A competitive team in the market could lift national ratings marginally. But a subpar team could create problems — as a poor team that struggles to sell out games would see games blacked out in the market.
“The team has to be good so they get sellouts,” said Bill Wanger, executive vice president of programming and
During the Rams’ and Raiders’ last season in Los Angeles, in 1994, the teams had trouble selling out and blackouts were a problem.
“That’s the history of the L.A. market,” Pilson said.
Wanger said the lack of a team in the country’s second biggest market has allowed other NFL teams to make inroads there. In the years since Los Angeles lost the NFL, Wanger said national clubs like the Dallas Cowboys and Pittsburgh Steelers have become popular, since their games were often part of nationally broadcast games that were available in Los Angeles. That would change if a team returns to Los Angeles.
“What will happen is that you’ll get fewer games in the city, but you’ll get higher ratings,” Wanger said.
In 1994, the last season Los Angeles had an NFL team, the market ranked 17th in market ratings, with a 13.4 rating for its Fox games. Last year, Los Angeles ranked 50th, with an average rating of 8.6 for its Fox games. Last season, for example, the Cowboys game against Brett Favre and the Minnesota Vikings was the highest rated game in the market, with a 14.3 rating. Wanger would expect a local team to occasionally pull ratings in the 20s.

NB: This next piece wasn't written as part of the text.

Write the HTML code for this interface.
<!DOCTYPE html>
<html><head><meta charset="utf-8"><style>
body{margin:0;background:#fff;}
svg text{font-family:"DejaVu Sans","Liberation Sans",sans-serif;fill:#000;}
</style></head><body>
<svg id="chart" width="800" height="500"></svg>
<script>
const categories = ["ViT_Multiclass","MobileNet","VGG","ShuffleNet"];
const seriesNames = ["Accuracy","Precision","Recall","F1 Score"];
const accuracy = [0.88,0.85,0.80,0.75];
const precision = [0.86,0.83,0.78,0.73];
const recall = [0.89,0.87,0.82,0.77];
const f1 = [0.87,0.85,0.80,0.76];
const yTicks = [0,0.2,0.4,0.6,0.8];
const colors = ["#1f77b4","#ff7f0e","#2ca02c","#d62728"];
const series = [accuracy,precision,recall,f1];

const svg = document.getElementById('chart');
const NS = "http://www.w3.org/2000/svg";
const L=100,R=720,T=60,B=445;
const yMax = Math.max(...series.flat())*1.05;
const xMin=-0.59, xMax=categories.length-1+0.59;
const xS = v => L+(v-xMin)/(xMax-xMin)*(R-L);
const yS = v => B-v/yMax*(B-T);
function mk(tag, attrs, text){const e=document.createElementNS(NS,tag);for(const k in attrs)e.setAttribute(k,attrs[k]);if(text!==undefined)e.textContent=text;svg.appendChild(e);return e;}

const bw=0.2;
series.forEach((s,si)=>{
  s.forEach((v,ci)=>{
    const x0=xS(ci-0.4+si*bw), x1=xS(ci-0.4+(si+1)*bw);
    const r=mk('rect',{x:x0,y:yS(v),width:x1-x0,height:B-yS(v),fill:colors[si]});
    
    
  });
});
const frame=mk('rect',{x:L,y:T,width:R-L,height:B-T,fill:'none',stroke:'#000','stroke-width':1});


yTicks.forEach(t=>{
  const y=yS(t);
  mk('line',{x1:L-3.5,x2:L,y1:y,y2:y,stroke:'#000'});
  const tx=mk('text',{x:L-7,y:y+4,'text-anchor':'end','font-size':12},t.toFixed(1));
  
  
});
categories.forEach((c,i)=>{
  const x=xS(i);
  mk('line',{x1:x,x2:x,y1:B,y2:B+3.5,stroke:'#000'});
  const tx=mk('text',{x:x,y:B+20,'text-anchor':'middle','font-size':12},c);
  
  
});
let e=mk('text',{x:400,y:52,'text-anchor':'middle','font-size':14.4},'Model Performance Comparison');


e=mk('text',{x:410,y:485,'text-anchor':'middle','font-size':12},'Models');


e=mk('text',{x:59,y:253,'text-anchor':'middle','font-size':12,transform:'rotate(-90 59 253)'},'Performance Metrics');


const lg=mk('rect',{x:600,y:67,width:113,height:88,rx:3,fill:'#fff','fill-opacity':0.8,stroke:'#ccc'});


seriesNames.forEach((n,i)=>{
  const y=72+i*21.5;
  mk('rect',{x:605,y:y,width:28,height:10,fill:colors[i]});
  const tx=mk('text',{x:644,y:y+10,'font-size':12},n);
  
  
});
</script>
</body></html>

“For the league to prosper without a team in a market the size of Los Angeles is an indication of the strength of the NFL as a TV property,” said Ed Desser, president of Desser Sports Media. “I don’t see Los Angeles being transformed by the addition of an NFL team like a lot of other markets would.”
Last month, NFL Commissioner Roger Goodell addressed CBS’s NFL producers and talent, telling them that the league needs to make sure that any team is successful from a fan standpoint, competitive standpoint and commercial standpoint.
“We don’t have a vote. We don’t have a say,” McManus said. “We’ve expressed our interest that if there’s a team, we would like it to be an AFC team.”
“It would just be a positive story that you have a home team in that market,” Bogusz said. “It would be nice.”
For the many transplants in Los Angeles, the city is an NFL fan’s dream, with the maximum number of games broadcast into the market each season. Last season, Fox and CBS broadcast 52 games in Los Angeles.
Chicago, for example, which sold out every game last season, had 50 Sunday afternoon games. Tampa, which had all eight of its home games blacked out last season, had only 42.
“That difference in games is significant,” Wanger said. “You’ll get more games and more of those national appeal teams without a team. However, if you get a good team — and hopefully it’s an NFC team — the benefits are great. That’s the bottom line.”